Dataset excerpt:
▶

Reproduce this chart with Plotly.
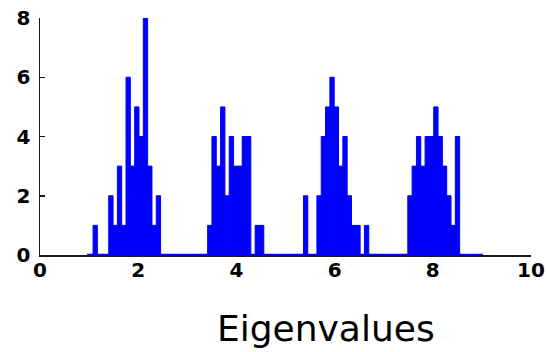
import plotly.graph_objects as go

# ---- data ----
BIN_WIDTH = 0.088
cluster_starts = [1.400, 3.414, 5.640, 7.491]
cluster1_counts = [2, 1, 3, 1, 6, 3, 5, 4, 8, 3, 1, 2]
cluster2_counts = [1, 4, 3, 5, 2, 4, 3, 3, 4, 4, 0, 1, 1]
cluster3_counts = [2, 4, 5, 6, 5, 3, 4, 2, 1, 1, 0, 1]
cluster4_counts = [2, 3, 4, 3, 4, 4, 5, 4, 3, 2, 1, 4]
isolated_centers = [1.125, 5.41]
isolated_counts = [1, 2]
hist_range = [0.96, 9.02]

x_ticks = [0, 2, 4, 6, 8, 10]
y_ticks = [0, 2, 4, 6, 8]
x_label = "Eigenvalues"

# ---- build bins ----
centers, counts = [], []
for start, cnts in zip(cluster_starts,
                       [cluster1_counts, cluster2_counts, cluster3_counts, cluster4_counts]):
    for i, c in enumerate(cnts):
        centers.append(start + (i + 0.5) * BIN_WIDTH)
        counts.append(c)
centers += isolated_centers
counts += isolated_counts

BLUE = "#0000ff"
AXIS = "#1a1a1a"

fig = go.Figure()
fig.add_trace(go.Scatter(
    x=hist_range, y=[0, 0], mode="lines",
    line=dict(color=BLUE, width=2.5), cliponaxis=False,
    hoverinfo="skip", showlegend=False))
fig.add_trace(go.Bar(
    x=centers, y=counts, width=BIN_WIDTH,
    marker=dict(color=BLUE, line=dict(color=BLUE, width=1)),
    cliponaxis=False, showlegend=False))

tick_font = dict(family="DejaVu Sans", size=20, color="black", weight="bold")

fig.update_layout(
    width=547, height=352,
    margin=dict(l=40, r=15.5, t=18, b=97, pad=0, autoexpand=False),
    paper_bgcolor="white", plot_bgcolor="white",
    bargap=0,
    xaxis=dict(range=[0, 10], tickvals=x_ticks, ticktext=[str(v) for v in x_ticks],
               showline=True, linecolor=AXIS, linewidth=1.5, mirror=False,
               ticks="inside", ticklen=5, tickwidth=1.5, tickcolor=AXIS,
               showgrid=False, zeroline=False, layer="below traces",
               tickfont=tick_font, automargin=False, ticklabelstandoff=-4,
               ticklabeloverflow="allow", fixedrange=True),
    yaxis=dict(range=[0, 8], tickvals=y_ticks, ticktext=[str(v) for v in y_ticks],
               showline=True, linecolor=AXIS, linewidth=1.5, mirror=False,
               ticks="inside", ticklen=5, tickwidth=1.5, tickcolor=AXIS,
               showgrid=False, zeroline=False, layer="below traces",
               tickfont=tick_font, ticklabelstandoff=4, automargin=False,
               ticklabeloverflow="allow", fixedrange=True),
    annotations=[dict(text=x_label, xref="paper", yref="paper",
                      x=0.582, y=-0.312, xanchor="center", yanchor="middle",
                      showarrow=False,
                      font=dict(family="DejaVu Sans", size=36, color="black"))],
)

# remove the default page margin so the figure fills the window exactly
fig.write_html(
    "out.html",
    config={"displayModeBar": False, "staticPlot": True},
    post_script="document.body.style.margin='0';document.body.style.overflow='hidden';",
)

◀

Exercise goal:
Starting at the top of the listing above, reproduce each line up to and including the one with "import plotly.graph_objects as go"; omit the pictures.

Answer to the exercise:
Reproduce this chart with Plotly.
import plotly.graph_objects as go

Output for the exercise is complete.